Publicado en la edición de mayo
de la revista Cliché
de la revista Cliché
Puedo decir que por lo menos la mitad de mis amigos son fumadores, y no sólo ellos, sino la gran mayoría de gente que frecuenta los mismos lugares que yo. Cada vez que salgo de una discoteca, concierto bajo techo o de una fiesta o reunión de cumpleaños, es inevitable que mi ropa y mi pelo queden oliendo a humo de cigarro. Protesto un rato, después me calmo y me voy a dormir, pero vuelvo a renegar al día siguiente, cuando me doy cuenta de que, aun tras haberme bañado, el olor a pucho no ha desaparecido de mi cabello.
El problema no me afecta directamente en tanto que considero que los fumadores saben en lo que están metidos -a estas alturas no creo que nadie desconozca los perjuicios que provienen del vicio de fumar-, y si ellos desean morir de cáncer al pulmón o de derrame cerebral, pues esa es su decisión. Las cosas cambian, sin embargo, cuando algunos -entre los que me incluyo- están obligados a respirar esa mezcla de nicotina, alquitrán, monóxido de carbono, oxidantes e irritantes que están contenidos en el humo del cigarrillo.
Mucha más pena me da cuando veo a menores de edad fumando. Venderles cigarros está más que prohibido en nuestro país y, si yo noté que ellos no cuentan con la edad suficiente para fumar, pues es obvio que aquel quien les vendió los cigarrillos pudo notarlo también.
Mi decisión de no fumar obedece a razones de salud y a razones personales. La adicción al cigarrillo puede causar diferentes tipos de cáncer, enfermedades del corazón, deficiencias respiratorias, males circulatorios (incluyendo la "impotencia", tan temida por nosotros los caballeros y camuflada ahora bajo la casi metafórica definición de "disfunción eréctil"), defectos de nacimiento (que incluyen discapacidad mental y física) y enfisema. No fumar no me asegura que no pueda algún día padecer de alguno de estos males, pero fumar aumenta de manera considerable la probabilidad de sufrirlos. Tampoco quiero tener mal aliento, uñas y dientes amarillos, o ponerme histérico cada vez que no pueda fumar.

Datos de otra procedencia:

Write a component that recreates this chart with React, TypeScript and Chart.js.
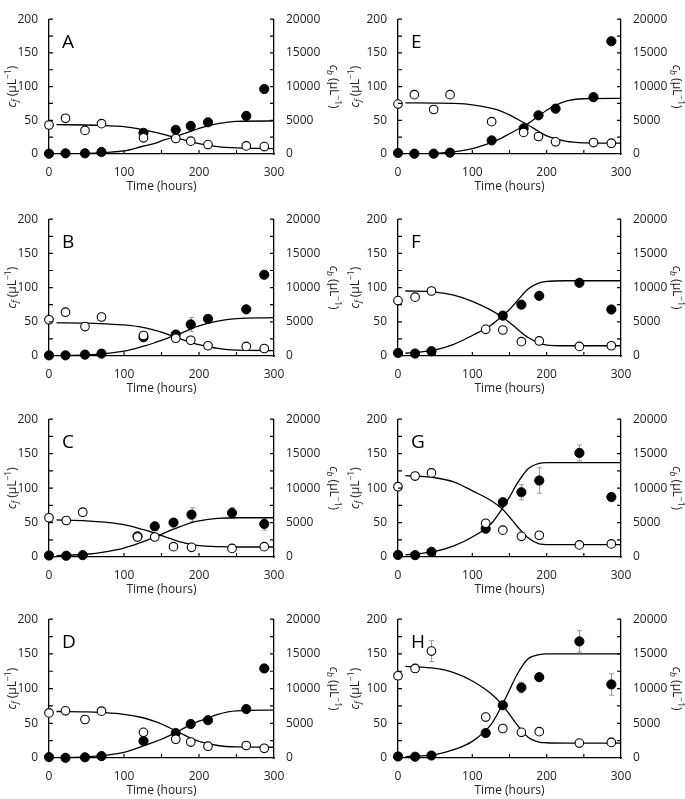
import React, { useEffect, useRef } from 'react';
import { Chart, registerables } from 'chart.js';

Chart.register(...registerables);

const FONT = '"Open Sans", "DejaVu Sans", sans-serif';

// ---------- data ----------
const timesABDE = [0, 22, 48, 70, 126, 169, 189, 212, 263, 287];
const timesCFGH = [0, 23, 45, 118, 141, 166, 190, 244, 287];
const fitTimes = [10, 50, 75, 100, 125, 140, 150, 160, 175, 190, 200, 225, 250, 300];

const xTickLabels = [0, 100, 200, 300];
const cfTickLabels = [0, 50, 100, 150, 200];
const cbTickLabels = [0, 5000, 10000, 15000, 20000];

// Panel A
const cfA = [43, 53, 35, 45, 24, 23, 19, 14, 12, 11];
const cbA = [50, 100, 100, 300, 3140, 3590, 4170, 4710, 5650, 9640];
const errCfA = [0, 0, 0, 0, 0, 0, 0, 0, 0, 0];
const errCbA = [0, 0, 0, 0, 0, 0, 0, 0, 0, 0];
const fitCfA = [43.5, 43, 42, 40.5, 36, 32.5, 30, 27, 22.5, 18, 15.5, 11, 9, 8];
const fitCbA = [10, 100, 250, 450, 1150, 1550, 1950, 2300, 2850, 3400, 3800, 4500, 4850, 4900];

// Panel B
const cfB = [53, 64, 43, 57, 30, 26, 23, 15, 14, 11];
const cbB = [100, 100, 200, 350, 2740, 3140, 4620, 5430, 6820, 11880];
const errCfB = [0, 0, 0, 0, 0, 0, 0, 0, 0, 0];
const errCbB = [0, 0, 0, 0, 0, 0, 1000, 0, 0, 0];
const fitCfB = [48.5, 48, 47, 45.5, 42, 38, 35, 31, 25, 19.5, 16.5, 11, 8.5, 8];
const fitCbB = [20, 150, 350, 700, 1400, 1900, 2300, 2700, 3300, 4000, 4400, 5100, 5450, 5600];

// Panel C
const cfC = [57, 53, 65, 29, 29, 15, 14, 12.5, 15];
const cbC = [220, 180, 270, 3000, 4450, 5000, 6150, 6400, 4800];
const errCfC = [0, 0, 0, 4, 0, 0, 0, 0, 0];
const errCbC = [0, 0, 0, 0, 600, 0, 1000, 800, 900];
const fitCfC = [54, 52.5, 50.5, 47, 40, 35, 31, 27.5, 22, 18, 16.5, 15, 14.5, 14.5];
const fitCbC = [200, 400, 750, 1300, 2200, 2800, 3300, 3800, 4400, 5000, 5250, 5600, 5700, 5700];

// Panel D
const cfD = [65, 68, 55.5, 67.5, 37, 27, 23, 17, 18, 14];
const cbD = [130, 30, 100, 270, 2450, 3600, 4900, 5450, 7050, 12900];
const errCfD = [0, 0, 0, 4, 0, 0, 0, 0, 0, 0];
const errCbD = [0, 0, 0, 0, 0, 0, 0, 0, 0, 0];
const fitCfD = [67, 66.5, 65.5, 63, 58, 53, 49, 44, 36, 28, 24, 18, 16, 15.5];
const fitCbD = [30, 150, 400, 800, 1700, 2300, 2700, 3200, 4000, 4900, 5300, 6300, 6800, 6900];

// Panel E
const cfE = [74, 88, 66, 88, 48, 32, 26, 18, 17, 16];
const cbE = [150, 50, 50, 200, 2020, 3810, 5740, 6730, 8430, 16730];
const errCfE = [0, 0, 0, 0, 0, 0, 0, 0, 0, 0];
const errCbE = [0, 0, 0, 0, 0, 0, 0, 0, 0, 500];
const fitCfE = [76, 75.5, 75, 73, 68, 63, 58, 52, 43, 33, 27, 19, 16.5, 16];
const fitCbE = [0, 100, 300, 800, 1700, 2400, 3000, 3600, 4500, 5700, 6500, 7800, 8200, 8250];

// Panel F
const cfF = [81, 86, 95, 39, 38, 21, 22, 14, 15];
const cbF = [450, 360, 700, null, 5900, 7500, 8800, 10700, 6800];
const errCfF = [0, 0, 0, 0, 0, 0, 0, 0, 0];
const errCbF = [0, 0, 0, 0, 0, 0, 0, 0, 0];
const fitCfF = [95, 93.5, 89, 80, 67, 57, 49, 40, 27, 19, 16, 15, 15, 15];
const fitCbF = [400, 900, 1700, 3000, 4500, 5800, 6800, 8000, 9800, 10700, 10900, 11000, 11000, 11000];

// Panel G
const cfG = [102, 117.5, 122, 49, 39, 30, 31.5, 17.5, 19];
const cbG = [300, 270, 760, 4100, 7950, 9400, 11100, 15100, 8700];
const errCfG = [0, 0, 0, 0, 0, 0, 0, 0, 0];
const errCbG = [0, 0, 0, 0, 0, 1100, 1850, 1150, 0];
const fitCfG = [118, 115, 109, 96, 82, 70, 58, 45, 28, 19, 18, 18, 18, 18];
const fitCbG = [300, 800, 1600, 2900, 4800, 7000, 8700, 10600, 12800, 13600, 13700, 13700, 13700, 13700];

// Panel H
const cfH = [118.5, 129, 154, 59, 42.5, 37, 38, 21.5, 22.5];
const cbH = [220, 180, 360, 3600, 7600, 10150, 11650, 16800, 10600];
const errCfH = [0, 0, 15, 0, 0, 0, 0, 0, 6];
const errCbH = [0, 0, 0, 0, 0, 750, 0, 1550, 1550];
const fitCfH = [132, 129, 123, 111, 93, 77, 63, 48, 30, 23, 22, 21.5, 21.5, 21.5];
const fitCbH = [200, 500, 1200, 2400, 4800, 7600, 9800, 12000, 14300, 14900, 15000, 15000, 15000, 15000];

type PanelDef = {
  letter: string; col: number; row: number;
  times: number[]; cf: (number | null)[]; cb: (number | null)[];
  errCf: number[]; errCb: number[]; fitCf: number[]; fitCb: number[];
};

const panels: PanelDef[] = [
  { letter: 'A', col: 0, row: 0, times: timesABDE, cf: cfA, cb: cbA, errCf: errCfA, errCb: errCbA, fitCf: fitCfA, fitCb: fitCbA },
  { letter: 'B', col: 0, row: 1, times: timesABDE, cf: cfB, cb: cbB, errCf: errCfB, errCb: errCbB, fitCf: fitCfB, fitCb: fitCbB },
  { letter: 'C', col: 0, row: 2, times: timesCFGH, cf: cfC, cb: cbC, errCf: errCfC, errCb: errCbC, fitCf: fitCfC, fitCb: fitCbC },
  { letter: 'D', col: 0, row: 3, times: timesABDE, cf: cfD, cb: cbD, errCf: errCfD, errCb: errCbD, fitCf: fitCfD, fitCb: fitCbD },
  { letter: 'E', col: 1, row: 0, times: timesABDE, cf: cfE, cb: cbE, errCf: errCfE, errCb: errCbE, fitCf: fitCfE, fitCb: fitCbE },
  { letter: 'F', col: 1, row: 1, times: timesCFGH, cf: cfF, cb: cbF, errCf: errCfF, errCb: errCbF, fitCf: fitCfF, fitCb: fitCbF },
  { letter: 'G', col: 1, row: 2, times: timesCFGH, cf: cfG, cb: cbG, errCf: errCfG, errCb: errCbG, fitCf: fitCfG, fitCb: fitCbG },
  { letter: 'H', col: 1, row: 3, times: timesCFGH, cf: cfH, cb: cbH, errCf: errCfH, errCb: errCbH, fitCf: fitCfH, fitCb: fitCbH },
];

// ---------- layout ----------
const W = 342;
const colX = [0, 343];
const rowY = [0, 200, 400, 600];
const areaL = [49, 55];
const areaR = [274, 278];
const areaT = [6, 7, 7, 9];
const areaB = [154, 156, 157, 158];

type Seg = { text: string; font: string; dy?: number };

function richText(ctx: CanvasRenderingContext2D, segs: Seg[], cx: number, cy: number, angle: number) {
  ctx.save();
  ctx.translate(cx, cy);
  ctx.rotate(angle);
  ctx.textAlign = 'left';
  ctx.textBaseline = 'alphabetic';
  ctx.fillStyle = '#222';
  let total = 0;
  segs.forEach((s) => { ctx.font = s.font; total += ctx.measureText(s.text).width; });
  let x = -total / 2;
  segs.forEach((s) => {
    ctx.font = s.font;
    ctx.fillText(s.text, x, 4 + (s.dy || 0));
    x += ctx.measureText(s.text).width;
  });
  ctx.restore();
}

function Panel({ p }: { p: PanelDef }) {
  const ref = useRef<HTMLCanvasElement>(null);
  const H = p.row === 3 ? 199 : 200;
  useEffect(() => {
    const L = areaL[p.col], R = areaR[p.col], T = areaT[p.row], B = areaB[p.row];
    const decor = {
      id: 'decor',
      beforeDatasetsDraw(chart: any) {
        const ctx = chart.ctx as CanvasRenderingContext2D;
        const xs = chart.scales.x, y1 = chart.scales.y, y2 = chart.scales.y2;
        ctx.save();
        ctx.strokeStyle = '#9a9a9a';
        ctx.lineWidth = 1;
        const bar = (t: number, v: number | null, e: number, ys: any) => {
          if (!e || v == null) return;
          const px = Math.round(xs.getPixelForValue(t)) + 0.5;
          const a = ys.getPixelForValue(v - e), b = ys.getPixelForValue(v + e);
          ctx.beginPath();
          ctx.moveTo(px, a); ctx.lineTo(px, b);
          ctx.moveTo(px - 2.5, a); ctx.lineTo(px + 2.5, a);
          ctx.moveTo(px - 2.5, b); ctx.lineTo(px + 2.5, b);
          ctx.stroke();
        };
        p.times.forEach((t, i) => {
          bar(t, p.cf[i], p.errCf[i], y1);
          bar(t, p.cb[i], p.errCb[i], y2);
        });
        ctx.restore();
      },
      afterDraw(chart: any) {
        const ctx = chart.ctx as CanvasRenderingContext2D;
        const { left, right, top, bottom } = chart.chartArea;
        const xs = chart.scales.x, y1 = chart.scales.y, y2 = chart.scales.y2;
        ctx.save();
        ctx.strokeStyle = '#000';
        ctx.lineWidth = 1.2;
        ctx.beginPath();
        for (let v = 50; v < 300; v += 50) {
          const px = xs.getPixelForValue(v);
          ctx.moveTo(px, bottom); ctx.lineTo(px, bottom - 4);
        }
        for (let v = 25; v <= 200; v += 25) {
          const py = y1.getPixelForValue(v);
          ctx.moveTo(left, py); ctx.lineTo(left + 4, py);
        }
        for (let v = 2500; v <= 20000; v += 2500) {
          const py = y2.getPixelForValue(v);
          ctx.moveTo(right, py); ctx.lineTo(right - 4, py);
        }
        ctx.stroke();
        ctx.restore();

        const mid = (top + bottom) / 2;
        richText(ctx, [
          { text: 'c', font: `italic 12px ${FONT}` },
          { text: 'f', font: `italic 8.5px ${FONT}`, dy: 2.5 },
          { text: ' (\u03bcL', font: `12px ${FONT}` },
          { text: '\u22121', font: `8.5px ${FONT}`, dy: -5 },
          { text: ')', font: `12px ${FONT}` },
        ], 11.5, mid, -Math.PI / 2);
        richText(ctx, [
          { text: 'c', font: `italic 12px ${FONT}` },
          { text: 'b', font: `italic 8.5px ${FONT}`, dy: 2.5 },
          { text: ' (\u03bcL', font: `12px ${FONT}` },
          { text: '\u22121', font: `8.5px ${FONT}`, dy: -5 },
          { text: ')', font: `12px ${FONT}` },
        ], 333.5, mid, Math.PI / 2);

        ctx.save();
        ctx.fillStyle = '#222';
        ctx.font = `12px ${FONT}`;
        ctx.textAlign = 'center';
        ctx.textBaseline = 'middle';
        ctx.fillText('Time (hours)', (left + right) / 2, bottom + 33);
        ctx.font = `19px ${FONT}`;
        ctx.textAlign = 'left';
        ctx.textBaseline = 'alphabetic';
        ctx.fillStyle = '#000';
        ctx.fillText(p.letter, left + 13, top + 29);
        ctx.restore();
      },
    };

    const tickFont = { family: FONT, size: 12 };
    const chart = new Chart(ref.current as HTMLCanvasElement, {
      type: 'line',
      data: {
        datasets: [
          {
            label: 'cf',
            data: p.times.map((t, i) => ({ x: t, y: p.cf[i] })).filter((d) => d.y != null) as any,
            yAxisID: 'y', showLine: false, clip: false as any,
            pointRadius: 4.3, pointBackgroundColor: '#fff', pointBorderColor: '#000', pointBorderWidth: 1.1,
          },
          {
            label: 'cb',
            data: p.times.map((t, i) => ({ x: t, y: p.cb[i] })).filter((d) => d.y != null) as any,
            yAxisID: 'y2', showLine: false, clip: false as any,
            pointRadius: 4.6, pointBackgroundColor: '#000', pointBorderColor: '#000', pointBorderWidth: 1,
          },
          {
            label: 'fit cf',
            data: fitTimes.map((t, i) => ({ x: t, y: p.fitCf[i] })) as any,
            yAxisID: 'y', pointRadius: 0, borderColor: '#000', borderWidth: 1.3,
            cubicInterpolationMode: 'monotone', fill: false,
          },
          {
            label: 'fit cb',
            data: fitTimes.map((t, i) => ({ x: t, y: p.fitCb[i] })) as any,
            yAxisID: 'y2', pointRadius: 0, borderColor: '#000', borderWidth: 1.3,
            cubicInterpolationMode: 'monotone', fill: false,
          },
        ],
      },
      options: {
        animation: false,
        responsive: false,
        devicePixelRatio: 1,
        events: [],
        layout: { padding: { top: T, left: 0, right: 0, bottom: 0 } },
        plugins: { legend: { display: false }, tooltip: { enabled: false } },
        scales: {
          x: {
            type: 'linear', min: 0, max: 300,
            grid: { display: false, drawTicks: false },
            border: { display: true, color: '#000', width: 1.3 },
            ticks: { font: tickFont, color: '#222', padding: 11, maxRotation: 0 },
            afterBuildTicks: (s: any) => { s.ticks = xTickLabels.map((v) => ({ value: v })); },
            afterFit: (s: any) => { s.height = H - B; },
          },
          y: {
            type: 'linear', position: 'left', min: 0, max: 200,
            grid: { display: false, drawTicks: false },
            border: { display: true, color: '#000', width: 1.3 },
            ticks: { font: tickFont, color: '#222', padding: 11 },
            afterBuildTicks: (s: any) => { s.ticks = cfTickLabels.map((v) => ({ value: v })); },
            afterFit: (s: any) => { s.width = L; },
          },
          y2: {
            type: 'linear', position: 'right', min: 0, max: 20000,
            grid: { display: false, drawTicks: false },
            border: { display: true, color: '#000', width: 1.3 },
            ticks: { font: tickFont, color: '#222', padding: 12, callback: (v: any) => String(v) },
            afterBuildTicks: (s: any) => { s.ticks = cbTickLabels.map((v) => ({ value: v })); },
            afterFit: (s: any) => { s.width = W - R; },
          },
        },
      } as any,
      plugins: [decor],
    });
    return () => chart.destroy();
  }, [p, H]);

  return (
    <div style={{ position: 'absolute', left: colX[p.col], top: rowY[p.row], width: W, height: H }}>
      <canvas ref={ref} width={W} height={H} style={{ width: W, height: H, display: 'block' }} />
    </div>
  );
}

export default function App() {
  return (
    <div style={{ position: 'fixed', left: 0, top: 0, width: 685, height: 799, background: '#fff', overflow: 'hidden' }}>
      {panels.map((p) => <Panel key={p.letter} p={p} />)}
    </div>
  );
}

Julio Ramón Ribeyro cuenta en sus memorias que, mientras estaba en París y vivía de una subvención, antes de abrir el sobre del cheque que le llegaba por correo cada mes, necesitaba fumarse un cigarrillo, no importa que tan pobre o hambriento estuviese. Como todo buen escritor peruano, pasó hambre y frío en la Ciudad Luz, pero no se libró de este ritual (fumar antes de abrir el sobre de su cheque) a pesar de sus apuros económicos y, podrá haber sido un excelente cuentista, pero su manía era tan absurda como la del más común y vulgar de los fumadores. Eso sin contar que su vicio le costó perder gran parte de su estómago y finalmente lo llevó a la tumba.
Las personas que fuman contaminan mi cuerpo y el de los demás. Mucho peor aún, las empresas que venden cigarrillos conocen los problemas que provienen de la práctica de fumar, pero siguen ofreciendo su mercancía sin ningún remordimiento. Mi carencia del hábito de fumar, en cambio, no afecta a nadie. No corrompo la salud ni de niños ni de grandes, ni la mía propia, al no prender un cigarrillo.
Por eso, y con mucho orgullo, que este 31 de mayo voy a celebrar el Día del No Fumador. Y obviamente que no lo haré prendiendo un cigarro.